Kimya sektörünün 27 ana sektöre dokunduğunu belirten Pelister, “Onların temel tedarikçisiyiz dersek yanılmış olmayız. Öyleyse dönüşen bu yeni düzenin de en temel basamağında yer alıyor olmamız da tesadüf değil. Stratejik sektörlerin başında geliyoruz. Dünyanın en büyük on ekonomisinin sekizi kimya sektöründe de üretim ve ihracat bakımından lider. Sürdürülebilirlik başlığında apayrı bir konferans düzenlemeli ve bu konuyu enine boyuna tartışmalıyız. 2030 yılına kadar çok hızlı bir şekilde kimya sektörümüzü ölçeklendirmeli, büyütmeli ve dünya sıralamasında yerimizi almalıyız. Geleceğimizi kurgulamalı ve sürdürülebilir kalkınmanın temel hedeflerini hep birlikte başarmalıyız. Biz İKMİB olarak bu konuda her türlü çalışmaya hazırız” dedi.
Akın Akçalı: “Türkiye’nin ilk Türk Boya Sektörü Sürdürülebilirlik Raporu’nu sunmaktan mutluluk duyuyoruz”

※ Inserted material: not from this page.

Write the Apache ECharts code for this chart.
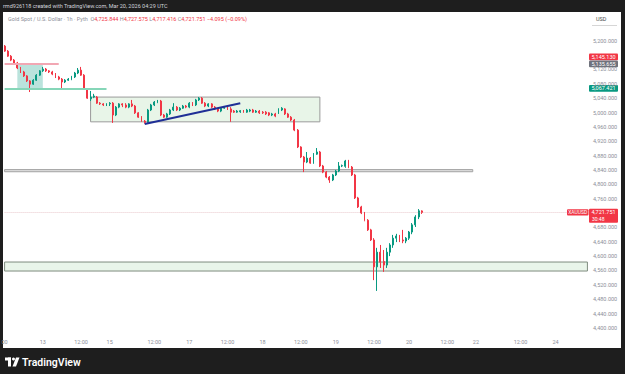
<!DOCTYPE html>
<html>
<head>
<meta charset="utf-8">
<script src="https://cdn.jsdelivr.net/npm/echarts@6/dist/echarts.min.js"></script>
<style>
  html, body { margin: 0; padding: 0; background: #1e1e1e; }
  #panel { position: absolute; left: 3px; top: 12px; width: 618px; height: 336px; background: #ffffff; }
  #chart { position: absolute; left: 0; top: 0; width: 625px; height: 374px; }
</style>
</head>
<body>
<div id="panel"></div>
<div id="chart"></div>
<script>
// XAUUSD 1h candles, [open, close, low, high]
const candles = [
  [5185, 5171, 5169, 5188], [5171, 5157, 5155, 5174], [5157, 5146, 5143, 5160], [5146, 5138, 5135, 5149],
  [5138, 5124, 5121, 5141], [5124, 5113, 5110, 5127], [5113, 5102, 5099, 5116], [5102, 5088, 5085, 5104],
  [5088, 5079, 5057, 5090], [5079, 5090, 5077, 5093], [5090, 5104, 5088, 5107], [5104, 5116, 5102, 5118],
  [5116, 5121, 5113, 5127], [5121, 5116, 5113, 5124], [5116, 5113, 5110, 5118], [5113, 5107, 5104, 5116],
  [5107, 5099, 5096, 5110], [5099, 5093, 5090, 5102], [5093, 5085, 5065, 5096], [5085, 5090, 5082, 5093],
  [5090, 5093, 5088, 5096], [5093, 5099, 5090, 5102], [5099, 5110, 5096, 5113], [5110, 5118, 5107, 5124],
  [5118, 5104, 5102, 5127], [5104, 5065, 5063, 5107], [5065, 5040, 5038, 5068], [5038, 5043, 5032, 5060],
  [5043, 5046, 5040, 5052], [5043, 5026, 5024, 5046], [5026, 5024, 5021, 5029], [5024, 5021, 5018, 5026],
  [5021, 5024, 5018, 5026], [5024, 5026, 5018, 5029], [5026, 4993, 4971, 5029], [4993, 5015, 4990, 5018],
  [5015, 5024, 5012, 5026], [5024, 5021, 5015, 5026], [5021, 5015, 5012, 5026], [5015, 5024, 5012, 5026],
  [5024, 5018, 5015, 5035], [5018, 4999, 4996, 5021], [4999, 4987, 4985, 5001], [4987, 4976, 4974, 4990],
  [4976, 4972, 4969, 4979], [4972, 5007, 4971, 5010], [5007, 5021, 5004, 5024], [5021, 5029, 5018, 5032],
  [5029, 5032, 5026, 5035], [5032, 4993, 4990, 5035], [4993, 4987, 4985, 4996], [4987, 4996, 4985, 4999],
  [4996, 5007, 4993, 5010], [5007, 5015, 5004, 5026], [5015, 5007, 5004, 5018], [5007, 5012, 5004, 5015],
  [5012, 5018, 5010, 5021], [5018, 5015, 5012, 5021], [5015, 5026, 5012, 5029], [5026, 5021, 5018, 5029],
  [5021, 5035, 5018, 5038], [5035, 5040, 5032, 5043], [5040, 5026, 5024, 5043], [5026, 5018, 5015, 5029],
  [5018, 5024, 5015, 5026], [5024, 5015, 5012, 5026], [5015, 5010, 5007, 5018], [5010, 5004, 5001, 5012],
  [5004, 5012, 5001, 5015], [5012, 5015, 5010, 5018], [5015, 5010, 5007, 5018], [5010, 5001, 4974, 5015],
  [5004, 5001, 4999, 5007], [5001, 5004, 4999, 5007], [5002, 5005, 4999, 5007], [5004, 5001, 4999, 5007],
  [5001, 5007, 4999, 5010], [5004, 5007, 5001, 5010], [5007, 5001, 4999, 5010], [5001, 5004, 4999, 5007],
  [5004, 4999, 4996, 5007], [5001, 4999, 4996, 5004], [5001, 4996, 4993, 5004], [4999, 4993, 4990, 5001],
  [4993, 4996, 4990, 4999], [4996, 4990, 4987, 4999], [4999, 5010, 4996, 5012], [5007, 5012, 5004, 5015],
  [5010, 4996, 4993, 5012], [4996, 4987, 4985, 4999], [4987, 4979, 4976, 4990], [4979, 4951, 4948, 4982],
  [4951, 4904, 4901, 4954], [4904, 4876, 4873, 4906], [4876, 4862, 4834, 4879], [4862, 4873, 4859, 4890],
  [4873, 4859, 4857, 4876], [4859, 4884, 4857, 4887], [4884, 4890, 4882, 4901], [4890, 4851, 4848, 4893],
  [4851, 4834, 4831, 4854], [4834, 4820, 4817, 4837], [4820, 4812, 4804, 4823], [4812, 4826, 4809, 4829],
  [4826, 4837, 4823, 4840], [4837, 4851, 4834, 4862], [4851, 4852, 4848, 4855], [4850, 4865, 4846, 4868],
  [4865, 4848, 4845, 4868], [4848, 4826, 4823, 4851], [4826, 4762, 4759, 4829], [4762, 4737, 4734, 4765],
  [4737, 4720, 4717, 4740], [4720, 4700, 4697, 4723], [4700, 4673, 4670, 4703], [4673, 4645, 4642, 4676],
  [4645, 4570, 4533, 4650], [4570, 4611, 4503, 4623], [4611, 4583, 4567, 4631], [4585, 4575, 4556, 4617],
  [4575, 4611, 4567, 4623], [4611, 4631, 4600, 4636], [4631, 4650, 4623, 4659], [4650, 4656, 4639, 4662],
  [4656, 4645, 4639, 4659], [4645, 4642, 4636, 4673], [4642, 4650, 4636, 4653], [4650, 4667, 4645, 4670],
  [4667, 4687, 4661, 4692], [4687, 4709, 4681, 4714], [4709, 4726, 4703, 4731],
  [4725.844, 4721.751, 4717.416, 4727.575]
];
const futureBars = 52; // empty hourly slots to the right of the last candle
const categories = Array.from({ length: candles.length + futureBars }, (_, i) => String(i));

// time scale labels: [bar index, text] (the first one is cut by the left edge in the original)
const tickLabels = [
  [0, '00'], [12, '13'], [24, '12:00'], [33, '15'], [47, '12:00'], [58, '17'],
  [70, '12:00'], [81, '18'], [93, '12:00'], [104, '19'], [116, '12:00'], [127, '20'],
  [139, '12:00'], [148, '22'], [162, '12:00'], [173, '24']
];
// price-scale values hidden behind the tags in the original
const hiddenPriceLabels = [5160, 4720];

// drawings
const pinkLevel = 5135.655;
const greenLevel = 5067.421;
const redTagLevel = 5145.130;
const lastPrice = 4721.751;
const positionBox = [4, 12, 5135.655, 5067.421];     // x from, x to, top, bottom
const rangeBox = [27, 99, 5043, 4974];
const midBand = [0, 147, 4841, 4835];
const lowBand = [0, 183, 4583.5, 4558.4];
const trendLine = [[44, 4968], [74, 5026]];

const UP = '#089981';
const DOWN = '#f23645';
const FONT = 'Roboto';

const labelMap = {};
tickLabels.forEach(t => { labelMap[t[0]] = t[1]; });

const fmt = v => v.toLocaleString('en-US', { minimumFractionDigits: 3, maximumFractionDigits: 3 });

const chart = echarts.init(document.getElementById('chart'), null, { renderer: 'svg' });

const box = (b, style) => [
  { coord: [b[0], b[2]], itemStyle: style },
  { coord: [b[1], b[3]] }
];

chart.setOption({
  animation: false,
  backgroundColor: 'transparent',
  textStyle: { fontFamily: FONT },
  grid: { left: 3, right: 36, top: 26.35, bottom: 31.75, containLabel: false, outerBoundsMode: 'none' },
  xAxis: {
    type: 'category',
    data: categories,
    boundaryGap: true,
    axisLine: { show: false },
    axisTick: { show: false },
    splitLine: { show: false },
    axisLabel: {
      interval: (idx) => labelMap[idx] !== undefined,
      formatter: (v, idx) => labelMap[idx] || '',
      color: '#8c8f99',
      fontSize: 5.5,
      margin: -3
    }
  },
  yAxis: {
    type: 'value',
    position: 'right',
    min: 4360,
    max: 5240,
    interval: 40,
    axisLine: { show: false },
    axisTick: { show: false },
    splitLine: { show: false },
    axisLabel: {
      color: '#8c8f99',
      fontSize: 5.5,
      margin: 4,
      showMinLabel: false,
      showMaxLabel: false,
      formatter: v => (hiddenPriceLabels.includes(v) ? '' : fmt(v))
    }
  },
  series: [{
    type: 'candlestick',
    data: candles,
    barWidth: 1.4,
    itemStyle: { color: UP, color0: DOWN, borderColor: UP, borderColor0: DOWN, borderWidth: 1 },
    markArea: {
      silent: true,
      data: [
        box(positionBox, { color: 'rgba(8,153,129,0.28)' }),
        box(rangeBox, { color: 'rgba(76,175,80,0.13)', borderColor: '#9a9a9a', borderWidth: 1 }),
        box(midBand, { color: 'rgba(120,120,120,0.25)', borderColor: '#a3a3a3', borderWidth: 1 }),
        box(lowBand, { color: 'rgba(76,175,80,0.12)', borderColor: '#7f8c7f', borderWidth: 1 })
      ]
    },
    markLine: {
      silent: true,
      symbol: ['none', 'none'],
      label: { show: false },
      data: [
        [{ coord: [0, pinkLevel], lineStyle: { color: '#f2a7b3', width: 2, type: 'solid' } }, { coord: [17, pinkLevel] }],
        [{ coord: [0, greenLevel], lineStyle: { color: '#86d6b8', width: 2, type: 'solid' } }, { coord: [32, greenLevel] }],
        [{ coord: trendLine[0], lineStyle: { color: '#1f2f96', width: 2, type: 'solid' } }, { coord: trendLine[1] }],
        [{ coord: [0, lastPrice], lineStyle: { color: 'rgba(200,120,130,0.4)', width: 1, type: 'dotted' } }, { coord: [categories.length - 1, lastPrice] }]
      ]
    }
  }]
});

// price-scale tags, header and footer
const yPix = v => chart.convertToPixel({ yAxisIndex: 0 }, v);
const tagX = 589, tagW = 29;
const tag = (yc, bg, text) => ({
  type: 'group',
  children: [
    { type: 'rect', shape: { x: tagX, y: yc - 3.4, width: tagW, height: 6.8, r: 1 }, style: { fill: bg } },
    { type: 'text', x: tagX + tagW / 2, y: yc, style: { text: text, fill: '#fff', fontSize: 5.5, fontFamily: FONT, align: 'center', verticalAlign: 'middle' } }
  ]
});

const yGray = yPix(pinkLevel);
const yRed = Math.min(yPix(redTagLevel), yGray - 7);
const yLast = yPix(lastPrice);

chart.setOption({
  graphic: [
    { type: 'text', x: 3, y: 6, style: { text: 'rmd926118 created with TradingView.com, Mar 20, 2026 04:29 UTC', fill: '#d1d4dc', fontSize: 5.5, fontFamily: FONT, verticalAlign: 'middle' } },
    {
      type: 'text', x: 8, y: 19,
      style: {
        text: '{g|Gold Spot / U.S. Dollar · 1h · Pyth}  {g|O}{r|4,725.844} {g|H}{r|4,727.575} {g|L}{r|4,717.416} {g|C}{r|4,721.751} {r|−4.095 (−0.09%)}',
        verticalAlign: 'middle', fontFamily: FONT, fontSize: 5.5,
        rich: { g: { fill: '#8c8f99', fontSize: 5.5, fontFamily: FONT }, r: { fill: DOWN, fontSize: 5.5, fontFamily: FONT } }
      }
    },
    { type: 'text', x: 596, y: 19, style: { text: 'USD', fill: '#4a4a4a', fontSize: 5.5, fontFamily: FONT, verticalAlign: 'middle' } },
    { type: 'line', shape: { x1: 592, y1: 25.5, x2: 617, y2: 25.5 }, style: { stroke: '#d6d6d6', lineWidth: 1 } },
    tag(yRed, DOWN, fmt(redTagLevel)),
    tag(yGray, '#6f727c', fmt(pinkLevel)),
    tag(yPix(greenLevel), UP, fmt(greenLevel)),
    {
      type: 'group',
      children: [
        { type: 'rect', shape: { x: 567, y: yLast - 3.2, width: 21.5, height: 6.4, r: 1 }, style: { fill: DOWN } },
        { type: 'text', x: 577.7, y: yLast, style: { text: 'XAUUSD', fill: '#fff', fontSize: 5, fontFamily: FONT, align: 'center', verticalAlign: 'middle' } },
        { type: 'rect', shape: { x: tagX, y: yLast - 3.6, width: tagW, height: 14, r: 1 }, style: { fill: DOWN } },
        { type: 'text', x: tagX + tagW / 2, y: yLast, style: { text: fmt(lastPrice), fill: '#fff', fontSize: 5.5, fontFamily: FONT, align: 'center', verticalAlign: 'middle' } },
        { type: 'text', x: tagX + 3, y: yLast + 6.8, style: { text: '30:48', fill: '#fff', fontSize: 5, fontFamily: FONT, verticalAlign: 'middle' } }
      ]
    },
    {
      type: 'group',
      children: [
        { type: 'rect', shape: { x: 5, y: 357.5, width: 6, height: 3 }, style: { fill: '#fff' } },
        { type: 'rect', shape: { x: 8, y: 357.5, width: 3, height: 9 }, style: { fill: '#fff' } },
        { type: 'circle', shape: { cx: 13.5, cy: 359, r: 1.5 }, style: { fill: '#fff' } },
        { type: 'polygon', shape: { points: [[16, 357.5], [19.5, 357.5], [16, 366.5], [12.5, 366.5]] }, style: { fill: '#fff' } },
        { type: 'text', x: 22, y: 362, style: { text: 'TradingView', fill: '#ffffff', fontSize: 10.5, fontWeight: 600, fontFamily: FONT, verticalAlign: 'middle' } }
      ]
    }
  ]
});
</script>
</body>
</html>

BOSAD Yönetim Kurulu Başkanı M. Akın Akçalı ise konuşmasında hazırlanan raporun Türkiye’nin ilk Türk Boya Sektörü Sürdürülebilirlik Raporu olduğunun altını çizerek “Küresel iklim krizine yönelik atacağımız stratejik adımların önemi çok büyük. İklim değişikliğine karşı mücadelede boya sektörümüzün bir yönetim stratejisi belirlemesi gereklidir. Çevresel, sosyal ve ekonomik alanlarda, iklimsel değişikliklere ayak uydurması ve uluslararası mutabakatlara entegre olması kaçınılmazdır. Günümüzde, dijital ve yeşil dönüşüm dünya gündeminin merkezinde yer almaktadır. Avrupa Birliği Yeşil Mutabakatı, döngüsel ekonomi ve ürün yaşam döngüsü kavramlarına hızlı bir şekilde adapte olmamızı gerektiriyor. Bu bağlamda ülkemizin de imzacısı olduğu Paris İklim Anlaşması daha iyi bir gelecek sağlamak açısından önem arz etmektedir. Birleşmiş Milletler’in Sürdürülebilir Kalkınma için 2030 Gündemi’nin, bütüncül ve sistematik bir yaklaşımla ele alındığı takdirde tüm dünyaya fayda sağlayacağı aşikardır. Son dönemlerdeki yeşil çevre konseptlerine ve Avrupa Birliği’ndeki süreçlere baktığımızda boya üreticileri olarak stratejilerimizi belirlerken 3 önemli odağımız var; sürdürülebilirlik, performans ve maliyet. Sürdürülebilirlik anlamında kullanılan hammaddeler de çok önemli. Dernek olarak kimya sektörünün sürdürülebilirlik konusunda oynadığı kritik rolün bilincindeyiz. Şeffaf, bütünsel, hesap verebilir yönetim anlayışımız doğrultusunda hayata geçirdiğimiz Türk boya sektörünün sürdürülebilirlik konusunda fotoğrafını çeken Sürdürülebilirlik Raporu’muzu sunmaktan mutluluk duyuyoruz” ifadelerini kullandı.